= Privy seal =

Personal seal of a reigning monarch

Privy Seal of King Rama IX of Thailand

A privy seal is the personal seal of a reigning monarch, used to authenticate official documents of a personal nature, in contrast to a great seal, which is used for documents of greater importance.

==Privy Seal of England==

The Privy Seal of England can be traced back to the reign of King John. It has been suggested that it was originally the seal that accompanied the person of the Sovereign, while the Great Seal was required to remain in the Chancery. Eventually, the Privy Seal took on a broader function and was replaced by the Signet as the king's personal seal. The Great Seal Act 1884 (47 & 48 Vict. c. 30) effectively ended the use of the Privy Seal in England by providing that it was no longer necessary for any instrument to be passed under the Privy Seal.

==Privy Seal of Scotland==

There is also a separate Privy Seal of Scotland, which existed from at least the reign of Alexander III.

Article XXIV of the Treaty of Union provided that

the Privy Seal ... now used in Scotland be continued But that the said Seals be altered and adapted to the State of the Union as Her Majesty shall think fit And the said Seals and all of them and the Keepers of them shall be subject to such regulations as the Parliament of Great Britain shall hereafter make...
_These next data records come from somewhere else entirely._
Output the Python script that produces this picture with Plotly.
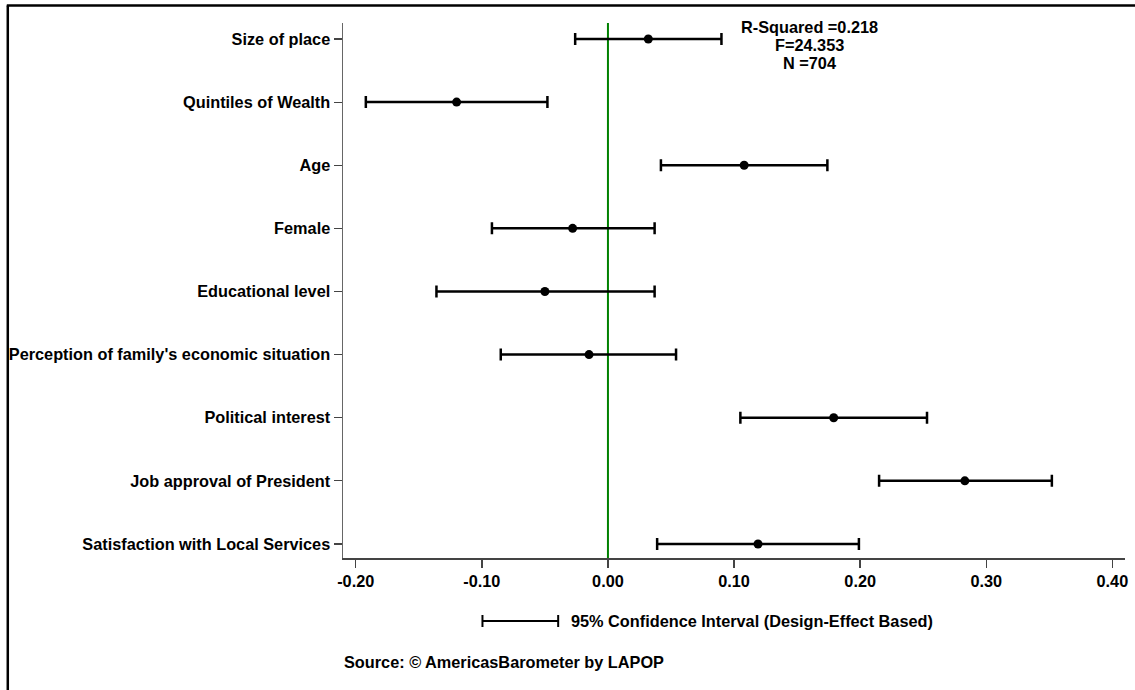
import plotly.graph_objects as go

# ---- data ----
categories = [
    "Size of place",
    "Quintiles of Wealth",
    "Age",
    "Female",
    "Educational level",
    "Perception of family's economic situation",
    "Political interest",
    "Job approval of President",
    "Satisfaction with Local Services",
]
coef = [0.032, -0.120, 0.108, -0.028, -0.050, -0.015, 0.179, 0.283, 0.119]
ci_low = [-0.026, -0.192, 0.042, -0.092, -0.136, -0.085, 0.105, 0.215, 0.039]
ci_high = [0.090, -0.048, 0.174, 0.037, 0.037, 0.054, 0.253, 0.352, 0.199]

x_tickvals = [-0.2, -0.1, 0.0, 0.1, 0.2, 0.3, 0.4]
x_ticktext = ["-0.20", "-0.10", "0.00", "0.10", "0.20", "0.30", "0.40"]

stats_lines = ["R-Squared =0.218", "F=24.353", "N =704"]
legend_text = "95% Confidence Interval (Design-Effect Based)"
source_text = "Source: \u00a9 AmericasBarometer by LAPOP"

# ---- figure ----
FONT = "Liberation Sans, Arial, sans-serif"
FS = 16.3

err_plus = [h - c for h, c in zip(ci_high, coef)]
err_minus = [c - l for c, l in zip(coef, ci_low)]

fig = go.Figure()
fig.add_trace(
    go.Scatter(
        x=coef,
        y=categories,
        mode="markers",
        marker=dict(color="black", size=9),
        error_x=dict(
            type="data",
            symmetric=False,
            array=err_plus,
            arrayminus=err_minus,
            color="black",
            thickness=2.5,
            width=6,
        ),
        showlegend=False,
        hoverinfo="skip",
    )
)

W, H = 1135, 690
ML, MR, MT, MB = 343, 7, 23, 132
PW = W - ML - MR
PH = H - MT - MB


def px_x(px):
    return (px - ML) / PW


def px_y(py):
    return (H - MB - py) / PH


shapes = [
    # zero reference line
    dict(type="line", xref="x", yref="paper", x0=0, x1=0, y0=0, y1=1,
         line=dict(color="#008000", width=2), layer="below"),
    # outer frame (left and top)
    dict(type="line", xref="paper", yref="paper", x0=px_x(6.5), x1=px_x(6.5),
         y0=px_y(700), y1=px_y(5.5), line=dict(color="black", width=2.5)),
    dict(type="line", xref="paper", yref="paper", x0=px_x(5.5), x1=px_x(1145),
         y0=px_y(5.5), y1=px_y(5.5), line=dict(color="black", width=2.5)),
    # legend CI symbol
    dict(type="line", xref="paper", yref="paper", x0=px_x(483), x1=px_x(559),
         y0=px_y(621), y1=px_y(621), line=dict(color="black", width=2)),
    dict(type="line", xref="paper", yref="paper", x0=px_x(483), x1=px_x(483),
         y0=px_y(615), y1=px_y(627), line=dict(color="black", width=2)),
    dict(type="line", xref="paper", yref="paper", x0=px_x(559), x1=px_x(559),
         y0=px_y(615), y1=px_y(627), line=dict(color="black", width=2)),
]

annotations = []
for txt, py in zip(stats_lines, [27, 45, 63]):
    annotations.append(dict(
        text=txt, xref="paper", yref="paper", x=px_x(811), y=px_y(py),
        xanchor="center", yanchor="middle", showarrow=False,
        font=dict(family=FONT, size=FS, color="black", weight="bold"),
    ))
annotations.append(dict(
    text=legend_text, xref="paper", yref="paper", x=px_x(570), y=px_y(621),
    xanchor="left", yanchor="middle", showarrow=False,
    font=dict(family=FONT, size=FS, color="black", weight="bold"),
))
annotations.append(dict(
    text=source_text, xref="paper", yref="paper", x=px_x(342), y=px_y(662),
    xanchor="left", yanchor="middle", showarrow=False,
    font=dict(family=FONT, size=FS, color="black", weight="bold"),
))

fig.update_layout(
    width=W,
    height=H,
    margin=dict(l=ML, r=MR, t=MT, b=MB, pad=0),
    paper_bgcolor="white",
    plot_bgcolor="white",
    font=dict(family=FONT, size=FS, color="black", weight="bold"),
    shapes=shapes,
    annotations=annotations,
    xaxis=dict(
        range=[-0.2101, 0.41],
        tickvals=x_tickvals,
        ticktext=x_ticktext,
        showline=True,
        linecolor="#444",
        linewidth=1.5,
        ticks="outside",
        ticklen=8,
        tickcolor="#444",
        tickwidth=1.5,
        showgrid=False,
        zeroline=False,
        tickfont=dict(family=FONT, size=FS, color="black", weight="bold"),
    ),
    yaxis=dict(
        type="category",
        categoryorder="array",
        categoryarray=list(reversed(categories)),
        range=[-0.222, 8.253],
        showline=True,
        linecolor="#666",
        linewidth=1.5,
        ticks="outside",
        ticklen=8,
        tickcolor="#444",
        tickwidth=1.2,
        showgrid=False,
        zeroline=False,
        tickfont=dict(family=FONT, size=FS, color="black", weight="bold"),
    ),
)

fig.write_html(
    "out.html",
    config={"displayModeBar": False, "staticPlot": True},
    post_script="document.body.style.margin='0';document.body.style.overflow='hidden';",
)
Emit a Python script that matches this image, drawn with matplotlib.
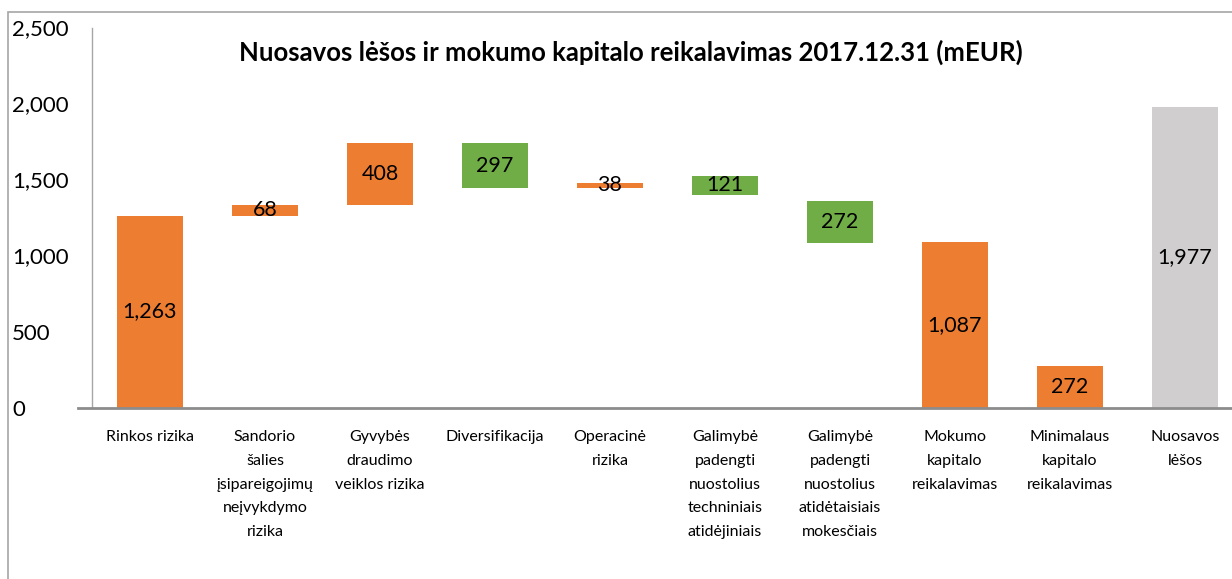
import matplotlib.pyplot as plt
from matplotlib.patches import Rectangle

plt.rcParams['font.family'] = ['Lato', 'DejaVu Sans']

# waterfall data (mEUR)
categories = ['Rinkos rizika',
              'Sandorio\nšalies\nįsipareigojimų\nneįvykdymo\nrizika',
              'Gyvybės\ndraudimo\nveiklos rizika',
              'Diversifikacija',
              'Operacinė\nrizika',
              'Galimybė\npadengti\nnuostolius\ntechniniais\natidėjiniais',
              'Galimybė\npadengti\nnuostolius\natidėtaisiais\nmokesčiais',
              'Mokumo\nkapitalo\nreikalavimas',
              'Minimalaus\nkapitalo\nreikalavimas',
              'Nuosavos\nlėšos']
values = [1263, 68, 408, 297, 38, 121, 272, 1087, 272, 1977]
bottoms = [0, 1263, 1331, 1442, 1442, 1401, 1084, 0, 0, 0]
kinds = ['up', 'up', 'up', 'down', 'up', 'down', 'down', 'up', 'up', 'total']

colors = {'up': '#ED7D31', 'down': '#70AD47', 'total': '#D0CECE'}

fig = plt.figure(figsize=(12.32, 5.79), dpi=100)

# outer chart frame
fig.patches.append(Rectangle((8 / 1232, -0.5), 2, 1.5 - 12 / 579,
                             transform=fig.transFigure, fill=False,
                             edgecolor='#A6A6A6', linewidth=1.2))

ax = fig.add_axes([78 / 1232, (579 - 407.5) / 579, (1232 - 78) / 1232, 380 / 579])

x = list(range(len(categories)))
bars = ax.bar(x, values, bottom=bottoms, width=0.574,
              color=[colors[k] for k in kinds])

for i, b in enumerate(bars):
    ax.text(b.get_x() + b.get_width() / 2, bottoms[i] + values[i] / 2,
            f'{values[i]:,}', ha='center', va='center', fontsize=15.5)

ax.set_xlim(-0.626, 9.409)
ax.set_ylim(0, 2500)
ax.set_yticks([0, 500, 1000, 1500, 2000, 2500])
ax.set_yticklabels([f'{v:,}' for v in [0, 500, 1000, 1500, 2000, 2500]],
                   fontsize=16, ha='left')
ax.tick_params(axis='y', length=0, pad=47.5)
ax.set_xticks(x)
ax.set_xticklabels(categories, fontsize=11.5, linespacing=1.9)
ax.tick_params(axis='x', length=0, pad=16)

for s in ['top', 'right', 'left']:
    ax.spines[s].set_visible(False)
ax.spines['bottom'].set_color('#8C8C8C')
ax.spines['bottom'].set_linewidth(2)
ax.plot([-0.5, -0.5], [0, 2500], color='#A6A6A6', linewidth=1, clip_on=False)

fig.text(631 / 1232, 1 - 52 / 579,
         'Nuosavos lėšos ir mokumo kapitalo reikalavimas 2017.12.31 (mEUR)',
         ha='center', va='center', fontsize=18.5, fontweight='bold')

plt.savefig('out.png', dpi=100)
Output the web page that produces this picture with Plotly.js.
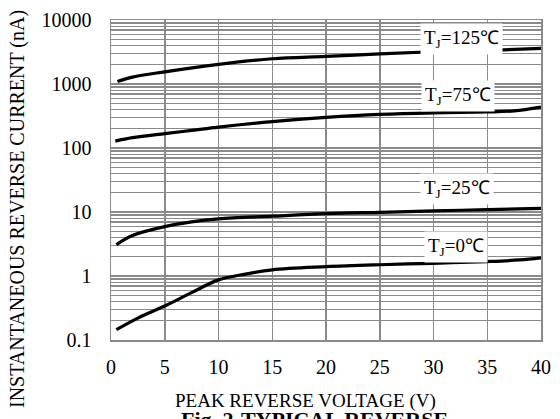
<!DOCTYPE html>
<html>
<head>
<meta charset="utf-8">
<script src="https://cdn.plot.ly/plotly-3.0.1.min.js"></script>
<style>html,body{margin:0;padding:0;background:#fff;}#chart{width:560px;height:419px;}</style>
</head>
<body>
<div id="chart"></div>
<script>
// Data
const v125 = [0.6, 2, 5, 10, 15, 20, 25, 30, 35, 40];
const i125 = [1090, 1280, 1550, 2030, 2480, 2700, 2950, 3200, 3350, 3600];
const v75 = [0.4, 2, 5, 7.5, 10, 15, 20, 25, 30, 35, 37.5, 40];
const i75 = [128, 145, 168, 188, 212, 258, 300, 335, 355, 365, 380, 435];
const v25 = [0.5, 2, 5, 7.5, 10, 15, 20, 25, 30, 35, 40];
const i25 = [3.1, 4.3, 5.9, 7.0, 7.8, 8.6, 9.4, 9.9, 10.4, 10.9, 11.4];
const v0 = [0.5, 2.5, 5, 7.5, 10, 12.5, 15, 20, 25, 30, 35, 38, 40];
const i0 = [0.145, 0.22, 0.34, 0.55, 0.87, 1.07, 1.25, 1.4, 1.5, 1.58, 1.68, 1.78, 1.92];
const yTickVals = [0.1, 1, 10, 100, 1000, 10000];
const yTickText = ['0.1', '1', '10', '100', '1000', '10000'];
const labels = ['T<sub>J</sub>=125℃', 'T<sub>J</sub>=75℃', 'T<sub>J</sub>=25℃', 'T<sub>J</sub>=0℃'];
const labelX = [32.6, 32.3, 32.2, 32.1];
const labelY = [5040, 650, 23, 2.8];

const FONT = 'Liberation Serif';
const lineStyle = {color: '#000', width: 3.2, shape: 'spline', smoothing: 1};
const traces = [
  [v125, i125], [v75, i75], [v25, i25], [v0, i0]
].map(([x, y]) => ({x, y, type: 'scatter', mode: 'lines', line: lineStyle, hoverinfo: 'skip'}));

const annotations = labels.map((t, k) => ({
  x: labelX[k], y: Math.log10(labelY[k]), xref: 'x', yref: 'y', text: t,
  xanchor: 'center', yanchor: 'middle',
  showarrow: false, bgcolor: '#fff', borderpad: 3,
  font: {family: FONT, size: 19, color: '#000'}
}));
annotations.push({
  text: 'PEAK REVERSE VOLTAGE (V)', xref: 'paper', yref: 'paper',
  x: (305 - 111) / 430, y: -(401 - 340) / 320, xanchor: 'center', yanchor: 'middle',
  showarrow: false,
  font: {family: FONT, size: 19, color: '#000'}
});
annotations.push({
  text: '<b>Fig. 2-TYPICAL REVERSE</b>', xref: 'paper', yref: 'paper',
  x: (314 - 111) / 430, y: -(419 - 340) / 320, xanchor: 'center', yanchor: 'middle',
  showarrow: false,
  font: {family: FONT, size: 22, color: '#000'}
});
annotations.push({
  text: 'INSTANTANEOUS REVERSE CURRENT (nA)', xref: 'paper', yref: 'paper',
  x: -(111 - 17) / 430, y: (340 - 209) / 320, xanchor: 'center', yanchor: 'middle',
  showarrow: false, textangle: -90,
  font: {family: FONT, size: 20, color: '#000'}
});

const layout = {
  width: 560, height: 419,
  margin: {l: 111, r: 19, t: 20, b: 79},
  paper_bgcolor: '#fff', plot_bgcolor: '#fff',
  font: {family: FONT, color: '#000'},
  showlegend: false,
  xaxis: {
    range: [0, 40], dtick: 5, tick0: 0,
    showgrid: true, gridcolor: '#8a8a8a', gridwidth: 1.5,
    showline: true, linecolor: '#8a8a8a', linewidth: 1.5, mirror: true,
    zeroline: false, ticks: '', ticklen: 0, ticklabelstandoff: 8,
    tickfont: {family: FONT, size: 20, color: '#000'}
  },
  yaxis: {
    type: 'log', range: [-1, 4],
    tickmode: 'array', tickvals: yTickVals, ticktext: yTickText,
    showgrid: true, gridcolor: '#8a8a8a', gridwidth: 1.5,
    minor: {dtick: 'D1', showgrid: true, gridcolor: '#8a8a8a', gridwidth: 1.3, ticks: ''},
    showline: true, linecolor: '#8a8a8a', linewidth: 1.5, mirror: true,
    zeroline: false, ticks: '', ticklen: 0, ticklabelstandoff: 14,
    tickfont: {family: FONT, size: 20, color: '#000'}
  },
  annotations
};
Plotly.newPlot('chart', traces, layout, {staticPlot: true, displayModeBar: false});
</script>
</body>
</html>
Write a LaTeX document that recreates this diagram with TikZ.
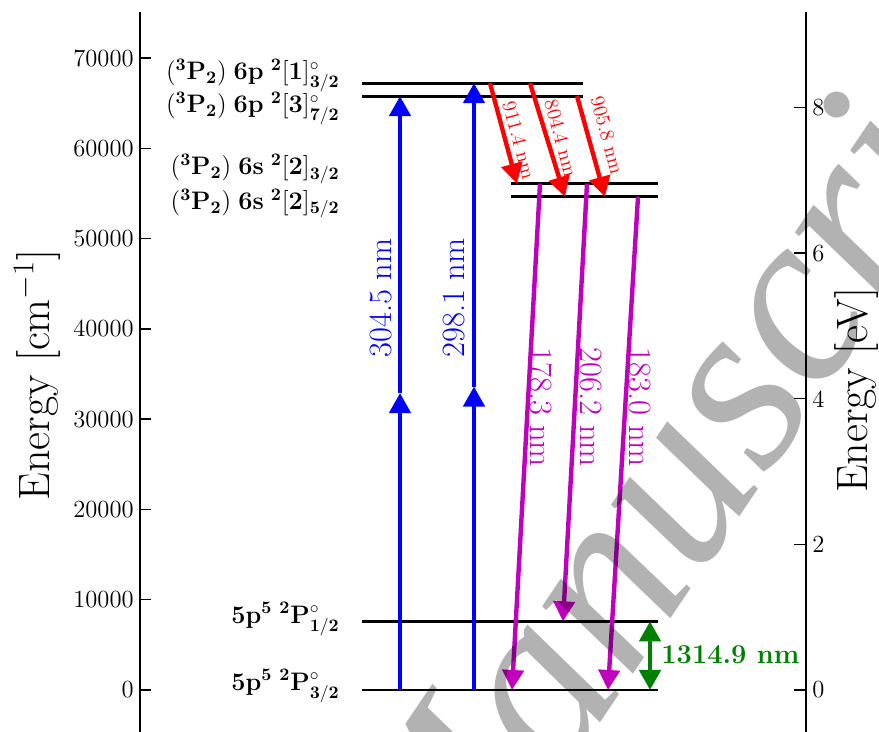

The Seal was last used in 1898 to execute the commission appointing the Rev. James Cooper to a Regius Chair at the University of Glasgow, but has never been abolished. The office of Keeper of the Privy Seal has not been filled since the death of the Marquess of Breadalbane in 1922.

==Privy Seal of Ireland==
The "signet or privy seal" of the Kingdom of Ireland was a single seal, whereas in England and Scotland the signet was a separate seal kept by the Clerk of the Signet and Keeper of the Signet respectively. Fiants were issued under the privy seal or signet seal by the Keeper of the Signet or Privy Seal to authorise the issue of letters patent by the Lord Chancellor of Ireland under the Great Seal of Ireland.

Keeper of the Signet or Privy Seal of Ireland
| Dates | Holder | Notes |
|---|---|---|
| 1560–1795 | Secretary of State for Ireland | Held by as a separate office from the Secretaryship under the same letters patent. |
| 22 June 1795 – 1797 | Edmund Pery, Lord Glentworth | While Thomas Pelham was Secretary of State |
| 24 July 1797–1801 | Robert Stewart, Lord Castlereagh | Appointed Chief Secretary for Ireland in November 1798. |
| 12 June 1801–8 May 1829 | Charles Abbot, latterly 1st Baron Colchester | Appointed Chief Secretary in February 1801 and Secretary of State on 12 June 1801. Vacated both when appointed Speaker of the UK Commons in 1802 but remained Keeper until his death. |
| 8 May 1829–19 October 1922 | Chief Secretary for Ireland | The Chief Secretary was ex officio the Keeper under the Public Offices (Ireland) Act 1817 (57 Geo. 3. c. 62). |

==Privy Seal of Japan==

Privy seal of Japan (天皇御璽)

The Privy Seal of Japan is the official seal of the Emperor of Japan. While it is printed on many state documents, it is separate from the State Seal of Japan. The Privy Seal was made from copper beginning in the Nara period. After the Meiji Restoration, a new seal was made from stone in 1868. The present seal was made from gold in 1874.

The Seal has been kept by the Chamberlain of Japan since 1945, when the office of Lord Keeper of the Privy Seal was abolished. The Lord Keeper was a personal adviser to the Emperor, a position adapted in 1885 from the earlier post of Naidaijin.